At the end of the year, students filled out comprehensive evaluations of the course where they are asked to rate the most significant experience for their learning. Student feedback indicated that these were the two most pivotal experiences for student in the course from the students’ own perspective. Because of the often-hidden nature of sexual minority and disabled identities, open forums such as the ones these guest speakers provided allowed students not only to know they are engaging the other, but also to build connections with those with different social identities over gaps they did not know or did not care to know existed. Because the speakers were able to speak about their realities on campus and how they differ from dominant group members’ realities, students’ final exams also readily linked social construction theory to make meaning of how these stories helped to contribute to their education as developing leaders of diverse groups.
Telling stories from multiple cultural perspectives supported the course’s objective of students gaining knowledge regarding the relationship between worldview and inclusion. Students were also able, through their exams and evaluations, to communicate how the experience of hearing stories from different groups challenged them to practice leadership in such a way that multiple stakeholders can engage in the process. The inclusion of diverse voices asked students to reconcile their realities with others’, causing them to examine how their leadership relationships in the future may be affected given their enhanced perspective.
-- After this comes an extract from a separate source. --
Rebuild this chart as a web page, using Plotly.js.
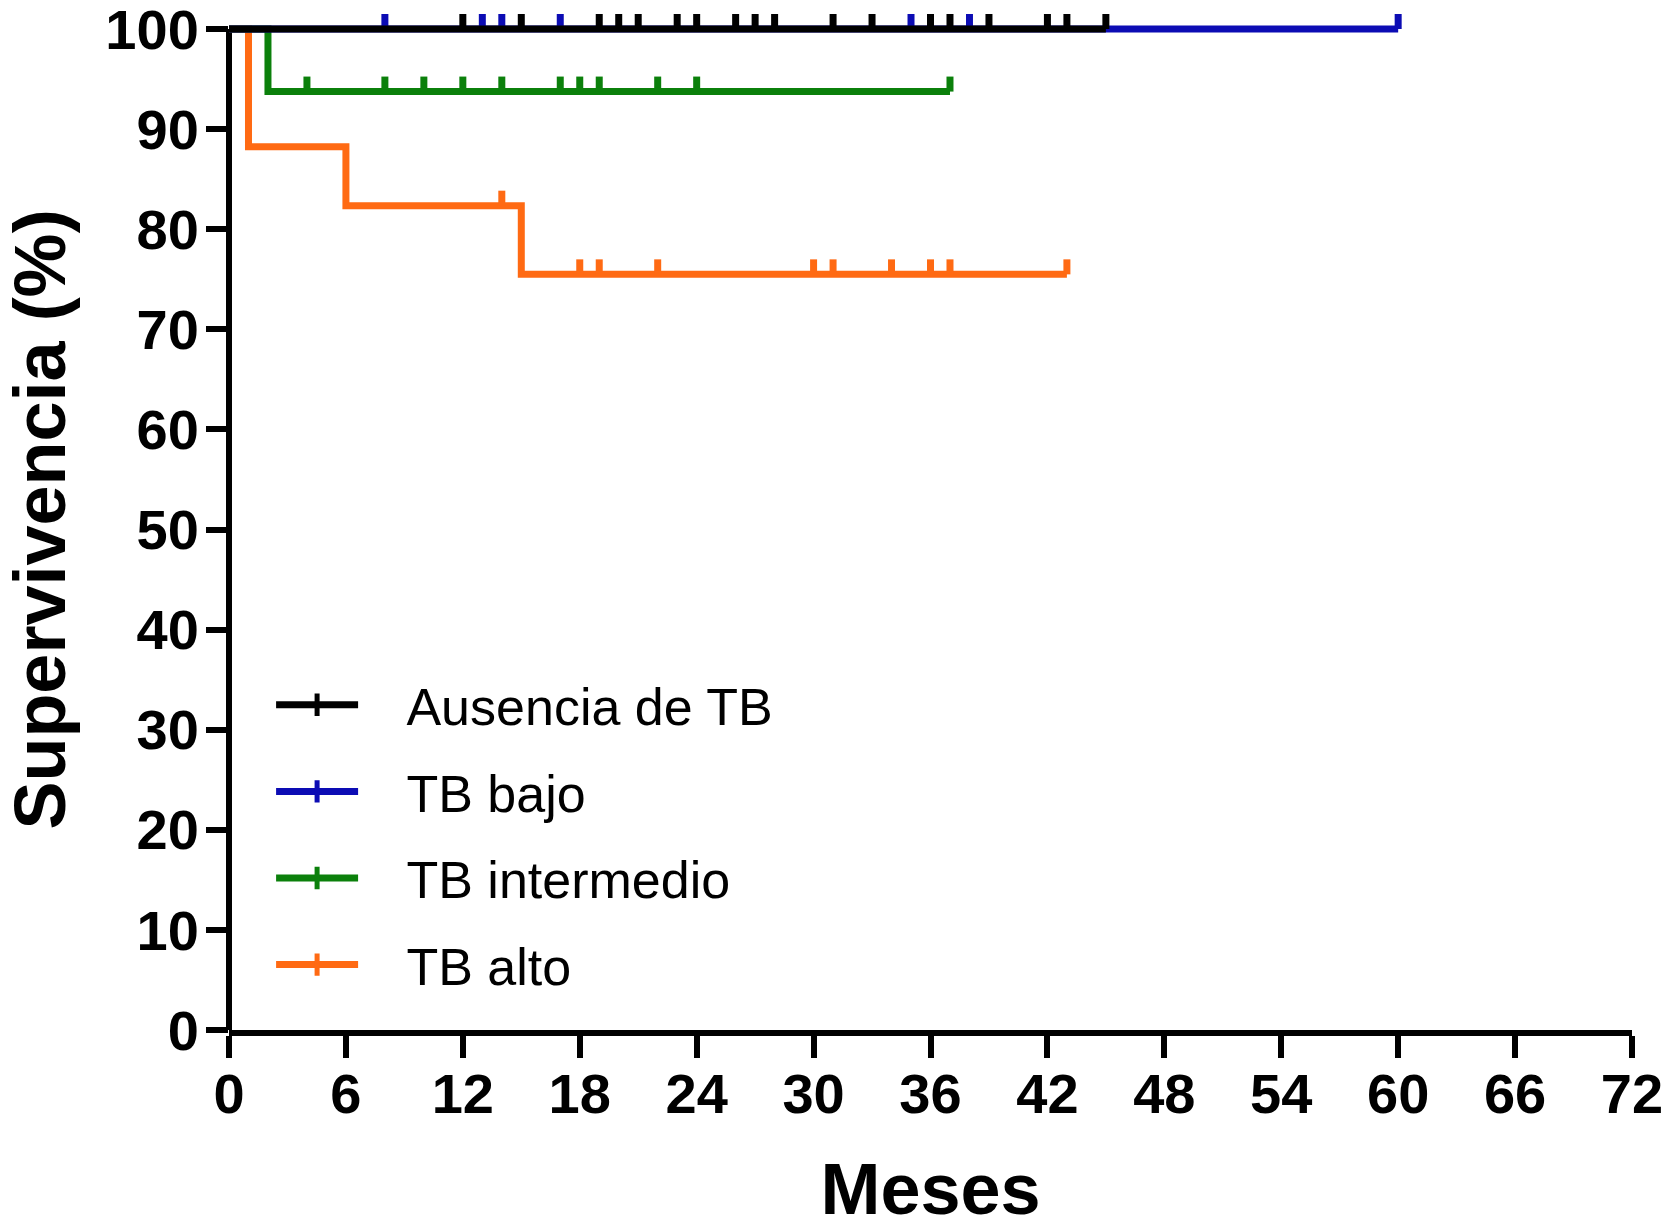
<!DOCTYPE html>
<html>
<head>
<meta charset="utf-8">
<script src="https://cdn.plot.ly/plotly-3.0.1.min.js"></script>
<style>html, body { margin: 0; padding: 0; background: #fff; }</style>
</head>
<body>
<div id="km" style="width:1675px;height:1229px"></div>
<script>
// Kaplan-Meier curves: step times (months), survival after each step (%), censored times
const GROUPS = ['Ausencia de TB', 'TB bajo', 'TB intermedio', 'TB alto'];
const COLORS = ['#000000', '#0c0cb4', '#0b800b', '#ff6a13'];

const ausT = [0, 45];
const ausS = [100, 100];
const ausC = [12, 15, 19, 20, 21, 23, 24, 26, 27, 28, 31, 33, 36, 37, 39, 42, 43, 45];

const bajoT = [0, 60];
const bajoS = [100, 100];
const bajoC = [8, 13, 14, 17, 35, 38, 60];

const interT = [0, 2, 37];
const interS = [100, 93.75, 93.75];
const interC = [4, 8, 10, 12, 14, 17, 18, 19, 22, 24, 37];

const altoT = [0, 1, 6, 15, 43];
const altoS = [100, 88.24, 82.35, 75.49, 75.49];
const altoC = [14, 18, 19, 22, 30, 31, 34, 36, 37, 43];

const X_TICKS = [0, 6, 12, 18, 24, 30, 36, 42, 48, 54, 60, 66, 72];
const Y_TICKS = [0, 10, 20, 30, 40, 50, 60, 70, 80, 90, 100];
const TICK_H = 1.5; // height of censor mark, in % units

const FONT = 'Arial, "Liberation Sans", sans-serif';

function levelAt(T, S, t) {
  let v = S[0];
  for (let i = 0; i < T.length; i++) if (T[i] <= t) v = S[i];
  return v;
}

function kmTrace(T, S, C, k) {
  const x = T.slice();
  const y = S.slice();
  C.forEach((c) => {
    const lv = levelAt(T, S, c);
    x.push(null, c, c);
    y.push(null, lv, lv + TICK_H);
  });
  return {
    x, y, type: 'scatter', mode: 'lines', name: GROUPS[k],
    line: { color: COLORS[k], width: 7, shape: 'hv' },
    cliponaxis: false, showlegend: false, hoverinfo: 'skip',
  };
}

// legend entries only (line with a censor mark)
function legendTrace(k) {
  return {
    x: [null], y: [null], type: 'scatter', mode: 'lines+markers',
    name: '\u00a0\u00a0\u00a0' + GROUPS[k], legendrank: k + 1, legendgroup: 'g' + k,
    line: { color: COLORS[k], width: 7 },
    marker: { symbol: 'line-ns', size: 16, line: { color: COLORS[k], width: 5 } },
  };
}

const traces = [
  kmTrace(altoT, altoS, altoC, 3),
  kmTrace(interT, interS, interC, 2),
  kmTrace(bajoT, bajoS, bajoC, 1),
  kmTrace(ausT, ausS, ausC, 0),
  legendTrace(0), legendTrace(1), legendTrace(2), legendTrace(3),
];

const axisCommon = {
  showgrid: false, zeroline: false,
  linecolor: '#000', linewidth: 6,
  ticks: 'outside', ticklen: 22, tickwidth: 6, tickcolor: '#000',
  ticklabeloverflow: 'allow',
  tickfont: { family: FONT, size: 56, weight: 'bold', color: '#000' },
};

Plotly.newPlot('km', traces, {
  width: 1675, height: 1229,
  margin: { l: 229, r: 43, t: 9, b: 199 },
  paper_bgcolor: '#fff', plot_bgcolor: '#fff',
  xaxis: {
    ...axisCommon, showline: true, range: [0, 72], tickvals: X_TICKS,
    ticklabelstandoff: -12,
    title: { text: 'Meses', font: { family: FONT, size: 72, weight: 'bold', color: '#000' }, standoff: 62 },
  },
  yaxis: {
    ...axisCommon, showline: false, range: [0, 102], tickvals: Y_TICKS,
    ticklabelstandoff: -4,
    title: { text: 'Supervivencia (%)\u00a0', font: { family: FONT, size: 72, weight: 'bold', color: '#000' }, standoff: 44 },
  },
  // y axis line drawn only up to 100 %
  shapes: [{
    type: 'line', xref: 'paper', yref: 'y', x0: 0, x1: 0, y0: 0, y1: 100,
    line: { color: '#000', width: 6 }, layer: 'below',
  }],
  legend: {
    x: 0.03, y: 0.358, xanchor: 'left', yanchor: 'top',
    bgcolor: 'rgba(0,0,0,0)', itemwidth: 82, tracegroupgap: 16,
    font: { family: FONT, size: 52, color: '#000' },
  },
}, { displayModeBar: false, staticPlot: true });
</script>
</body>
</html>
Conclusion and Recommendations
Ethical, caring multicultural leadership advocates for the recognition of diverse people and the incorporation of their viewpoints (Karim, 2003). Social construction as a body of theory provides a set of tools to facilitate students’ ability to engage with and practice these values.
Here, I have provided some methods that instructors may wish to use to teach multicultural leadership using a social constructionist approach. The “We’re Coming!” alien simulation activity, careful selection of guest speakers from populations toward which students express antipathy or ignorance, and pre-existing source material can be used to present the philosophies behind multicultural leadership in a way that grounds it in a long-standing, well-researched theoretical framework.
Social construction as a body of knowledge has the potential to make strong contributions to leadership education, both in terms of multicultural leadership and of the broader discipline. The work done here examines how this pre-existing, multi-disciplinary body of theory can be used to provide scholars and students alike with the tools to better make sense of their leadership in an increasingly complex and diverse social world.